Duele,
con dolor impotente, que haya muertos jóvenes en absurdos accidentes de
tránsito. La semana pasada fueron cuatro jóvenes enfermeras que hacían estudios
superiores en Popayán y laboraban en Santander de Quilichao.
Siempre
se atribuye a imprudencia de los conductores esas nefastas consecuencias y hay
en ello mucho de razón. Pero también hay que considerar otros aspectos donde
tiene cabida la responsabilidad de un Estado.
La
llamada autopista panamericana es panamericana pero no es autopista. No puede
serlo una vía de una calzada, con excesivas y peligrosas curvas, por terrenos
montañosos, con alto tráfico pesado y liviano, con un trazado hecho por
políticos y no por ingenieros.
Para
ser de verdad una autopista panamericana debe tener especificaciones tales como
doble calzada de mínimo tres carriles, construida preferiblemente sobre valles
–en este caso los valles de los ríos Cauca y Patía–, con bahías de descanso,
con señalización técnica, que esté acorde con las nuevas especificaciones de
los vehículos modernos. Pero en nuestro Estado, donde todas las obras las
ejecuta la corrupción, los ingenieros de vías no tienen cabida. Aquí se volvió
demasiado pedir, carreteras y vías modernas
porque el dinero no alcanza para construirlas y satisfacer los bolsillos
de los políticos corruptos enquistados en el poder.
Así
las cosas, se volvió utopía la doble calzada Santander de
Quilichao–Popayán–Ipiales, la carretera al mar, la carretera Popayán–Neiva, la
simple variante Timbío–El Estanquillo.
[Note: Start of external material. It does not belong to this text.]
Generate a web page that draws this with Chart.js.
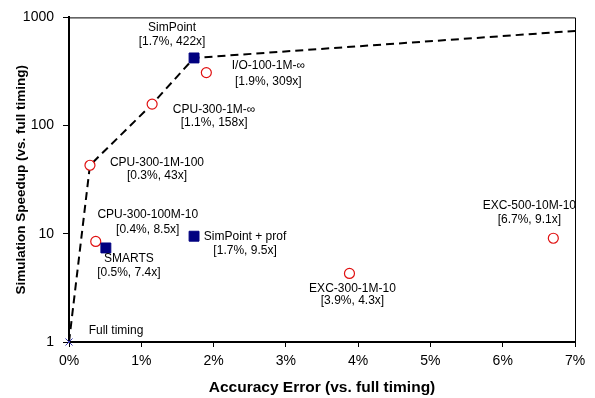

Sin embargo nos meten el cuento de la
competitividad internacional frente a países como Ecuador y Venezuela, donde sí
hay verdaderas autopistas.
No se
debe desconocer la responsabilidad de un Estado que lleva más de diez años de
atraso en vías de comunicación y conduce a incongruencias como transitar con
vehículos de altas especificaciones por verdaderas trochas.
Nos
duele la indolencia de nuestro Estado, pero más nos duele la muerte de una
juventud promisoria, a causa de esa indolencia.